Stated problem:
Transcribe the material exactly. Images do not belong in the copy.

Raw data:
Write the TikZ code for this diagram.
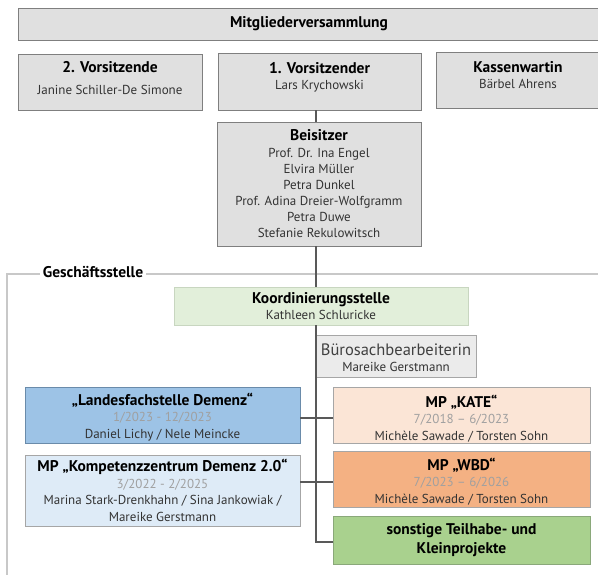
\documentclass[tikz,border=0pt]{standalone}
\usepackage{fontspec}
\setmainfont{PT Sans}
\usetikzlibrary{calc}
\definecolor{boxgray}{HTML}{E0E0E0}
\definecolor{bordgray}{HTML}{7F7F7F}
\definecolor{koordfill}{HTML}{E2EFDA}
\definecolor{koordbord}{HTML}{C8D6C0}
\definecolor{buerofill}{HTML}{EBEBEB}
\definecolor{landesfill}{HTML}{9DC3E6}
\definecolor{landesbord}{HTML}{6A8BAA}
\definecolor{katefill}{HTML}{FBE5D6}
\definecolor{kompfill}{HTML}{DEEBF7}
\definecolor{wbdfill}{HTML}{F4B183}
\definecolor{sonstfill}{HTML}{A9D18E}
\definecolor{sonstbord}{HTML}{8AA87A}
\definecolor{litebord}{HTML}{A6A6A6}
\definecolor{datecol}{HTML}{A0A0A0}
\definecolor{txtcol}{HTML}{333333}
\definecolor{buerotxt}{HTML}{404040}
\definecolor{linecol}{HTML}{595959}
\definecolor{framecol}{HTML}{C8C8C8}
\newcommand{\ttl}[1]{{\fontsize{15.5}{18}\selectfont\bfseries\color{black}#1}}
\newcommand{\dte}[1]{{\color{datecol}#1}}
\newcommand{\lead}[1]{\rule{0pt}{#1}}
\begin{document}
\begin{tikzpicture}[x=1pt,y=-1pt,
  orgbox/.style={draw=bordgray, fill=boxgray, line width=0.9pt, align=center, inner sep=0pt,
    text=txtcol, font=\fontsize{13}{16.5}\selectfont},
  conn/.style={draw=linecol, line width=1.4pt},
  framel/.style={draw=framecol, line width=1.4pt}]
\useasboundingbox (0,0) rectangle (598,574);
\coordinate (spine) at (316,0);

% frame
\node[fill=white, inner sep=3pt, font=\fontsize{15.5}{18}\selectfont\bfseries] (gs) at (93,272) {Geschäftsstelle};
\coordinate (frR) at (600,274);
\coordinate (frB) at (7,576);
\draw[framel] (frR) -- (gs.east |- frR);
\draw[framel] (gs.west |- frR) -- (frR -| frB) -- (frB);

% boxes
\node[orgbox, minimum width=582, minimum height=32] (mv) at (309,24) {\ttl{Mitgliederversammlung}};
\node[orgbox, minimum width=184, minimum height=56] (v2) at (110,82) {\ttl{2. Vorsitzende}\\[5.5pt]Janine Schiller-De Simone\\[-8.5pt]};
\node[orgbox, minimum width=203, minimum height=57] (v1) at (319.5,81.5) {\ttl{1. Vorsitzender}\\Lars Krychowski\\[-5.5pt]};
\node[orgbox, minimum width=164, minimum height=56] (kw) at (518,80) {\ttl{Kassenwartin}\\Bärbel Ahrens\\[-6.5pt]};
\node[orgbox, minimum width=204, minimum height=124, font=\fontsize{13}{16}\selectfont] (bei) at (319,184)
  {\ttl{Beisitzer}\\[1pt]Prof. Dr. Ina Engel\\Elvira Müller\\Petra Dunkel\\Prof. Adina Dreier-Wolfgramm\\Petra Duwe\\Stefanie Rekulowitsch};
\node[orgbox, draw=koordbord, fill=koordfill, minimum width=294, minimum height=38] (koord) at (321,306)
  {\ttl{Koordinierungsstelle}\\Kathleen Schluricke};
\node[orgbox, fill=buerofill, draw=litebord, minimum width=160, minimum height=42] (buero) at (396,356)
  {\lead{15pt}{\fontsize{16.5}{18}\selectfont\color{buerotxt}Bürosachbearbeiterin}\\Mareike Gerstmann};
\node[orgbox, fill=landesfill, draw=landesbord, minimum width=275, minimum height=56] (landes) at (162.5,415)
  {\lead{16.5pt}\ttl{„Landesfachstelle Demenz“}\\\dte{1/2023 - 12/2023}\\Daniel Lichy / Nele Meincke};
\node[orgbox, fill=katefill, draw=litebord, minimum width=257, minimum height=56] (kate) at (461.5,415)
  {\lead{19pt}\ttl{MP „KATE“}\\\dte{7/2018 – 6/2023}\\Michèle Sawade / Torsten Sohn};
\node[orgbox, fill=kompfill, draw=litebord, minimum width=275, minimum height=71] (komp) at (162.5,490.5)
  {\ttl{MP „Kompetenzzentrum Demenz 2.0“}\\\dte{3/2022 - 2/2025}\\Marina Stark-Drenkhahn / Sina Jankowiak /\\Mareike Gerstmann};
\node[orgbox, fill=wbdfill, draw=litebord, minimum width=257, minimum height=56] (wbd) at (461.5,479)
  {\lead{17pt}\ttl{MP „WBD“}\\\dte{7/2023 – 6/2026}\\Michèle Sawade / Torsten Sohn};
\node[orgbox, fill=sonstfill, draw=sonstbord, minimum width=257, minimum height=48, font=\fontsize{13}{19}\selectfont] (sonst) at (461.5,540)
  {\ttl{sonstige Teilhabe- und}\\\ttl{Kleinprojekte}};

% connectors
\draw[conn] (v1.south -| spine) -- (bei.north -| spine);
\draw[conn] (bei.south -| spine) -- (koord.north -| spine);
\draw[conn] (koord.south -| spine) |- ([yshift=-2]sonst.west);
\draw[conn] ([yshift=-3]landes.east) -- ([yshift=-3]kate.west);
\draw[conn] (wbd.west) ++(0,3) coordinate (wbdc) -- (wbdc -| komp.east);
\end{tikzpicture}
\end{document}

The solution:
Write the TikZ code for this diagram.
\documentclass[tikz,border=0pt]{standalone}
\usepackage{fontspec}
\setmainfont{PT Sans}
\usetikzlibrary{calc}
\definecolor{boxgray}{HTML}{E0E0E0}
\definecolor{bordgray}{HTML}{7F7F7F}
\definecolor{koordfill}{HTML}{E2EFDA}
\definecolor{koordbord}{HTML}{C8D6C0}
\definecolor{buerofill}{HTML}{EBEBEB}
\definecolor{landesfill}{HTML}{9DC3E6}
\definecolor{landesbord}{HTML}{6A8BAA}
\definecolor{katefill}{HTML}{FBE5D6}
\definecolor{kompfill}{HTML}{DEEBF7}
\definecolor{wbdfill}{HTML}{F4B183}
\definecolor{sonstfill}{HTML}{A9D18E}
\definecolor{sonstbord}{HTML}{8AA87A}
\definecolor{litebord}{HTML}{A6A6A6}
\definecolor{datecol}{HTML}{A0A0A0}
\definecolor{txtcol}{HTML}{333333}
\definecolor{buerotxt}{HTML}{404040}
\definecolor{linecol}{HTML}{595959}
\definecolor{framecol}{HTML}{C8C8C8}
\newcommand{\ttl}[1]{{\fontsize{15.5}{18}\selectfont\bfseries\color{black}#1}}
\newcommand{\dte}[1]{{\color{datecol}#1}}
\newcommand{\lead}[1]{\rule{0pt}{#1}}
\begin{document}
\begin{tikzpicture}[x=1pt,y=-1pt,
  orgbox/.style={draw=bordgray, fill=boxgray, line width=0.9pt, align=center, inner sep=0pt,
    text=txtcol, font=\fontsize{13}{16.5}\selectfont},
  conn/.style={draw=linecol, line width=1.4pt},
  framel/.style={draw=framecol, line width=1.4pt}]
\useasboundingbox (0,0) rectangle (598,574);
\coordinate (spine) at (316,0);

% frame
\node[fill=white, inner sep=3pt, font=\fontsize{15.5}{18}\selectfont\bfseries] (gs) at (93,272) {Geschäftsstelle};
\coordinate (frR) at (600,274);
\coordinate (frB) at (7,576);
\draw[framel] (frR) -- (gs.east |- frR);
\draw[framel] (gs.west |- frR) -- (frR -| frB) -- (frB);

% boxes
\node[orgbox, minimum width=582, minimum height=32] (mv) at (309,24) {\ttl{Mitgliederversammlung}};
\node[orgbox, minimum width=184, minimum height=56] (v2) at (110,82) {\ttl{2. Vorsitzende}\\[5.5pt]Janine Schiller-De Simone\\[-8.5pt]};
\node[orgbox, minimum width=203, minimum height=57] (v1) at (319.5,81.5) {\ttl{1. Vorsitzender}\\Lars Krychowski\\[-5.5pt]};
\node[orgbox, minimum width=164, minimum height=56] (kw) at (518,80) {\ttl{Kassenwartin}\\Bärbel Ahrens\\[-6.5pt]};
\node[orgbox, minimum width=204, minimum height=124, font=\fontsize{13}{16}\selectfont] (bei) at (319,184)
  {\ttl{Beisitzer}\\[1pt]Prof. Dr. Ina Engel\\Elvira Müller\\Petra Dunkel\\Prof. Adina Dreier-Wolfgramm\\Petra Duwe\\Stefanie Rekulowitsch};
\node[orgbox, draw=koordbord, fill=koordfill, minimum width=294, minimum height=38] (koord) at (321,306)
  {\ttl{Koordinierungsstelle}\\Kathleen Schluricke};
\node[orgbox, fill=buerofill, draw=litebord, minimum width=160, minimum height=42] (buero) at (396,356)
  {\lead{15pt}{\fontsize{16.5}{18}\selectfont\color{buerotxt}Bürosachbearbeiterin}\\Mareike Gerstmann};
\node[orgbox, fill=landesfill, draw=landesbord, minimum width=275, minimum height=56] (landes) at (162.5,415)
  {\lead{16.5pt}\ttl{„Landesfachstelle Demenz“}\\\dte{1/2023 - 12/2023}\\Daniel Lichy / Nele Meincke};
\node[orgbox, fill=katefill, draw=litebord, minimum width=257, minimum height=56] (kate) at (461.5,415)
  {\lead{19pt}\ttl{MP „KATE“}\\\dte{7/2018 – 6/2023}\\Michèle Sawade / Torsten Sohn};
\node[orgbox, fill=kompfill, draw=litebord, minimum width=275, minimum height=71] (komp) at (162.5,490.5)
  {\ttl{MP „Kompetenzzentrum Demenz 2.0“}\\\dte{3/2022 - 2/2025}\\Marina Stark-Drenkhahn / Sina Jankowiak /\\Mareike Gerstmann};
\node[orgbox, fill=wbdfill, draw=litebord, minimum width=257, minimum height=56] (wbd) at (461.5,479)
  {\lead{17pt}\ttl{MP „WBD“}\\\dte{7/2023 – 6/2026}\\Michèle Sawade / Torsten Sohn};
\node[orgbox, fill=sonstfill, draw=sonstbord, minimum width=257, minimum height=48, font=\fontsize{13}{19}\selectfont] (sonst) at (461.5,540)
  {\ttl{sonstige Teilhabe- und}\\\ttl{Kleinprojekte}};

% connectors
\draw[conn] (v1.south -| spine) -- (bei.north -| spine);
\draw[conn] (bei.south -| spine) -- (koord.north -| spine);
\draw[conn] (koord.south -| spine) |- ([yshift=-2]sonst.west);
\draw[conn] ([yshift=-3]landes.east) -- ([yshift=-3]kate.west);
\draw[conn] (wbd.west) ++(0,3) coordinate (wbdc) -- (wbdc -| komp.east);
\end{tikzpicture}
\end{document}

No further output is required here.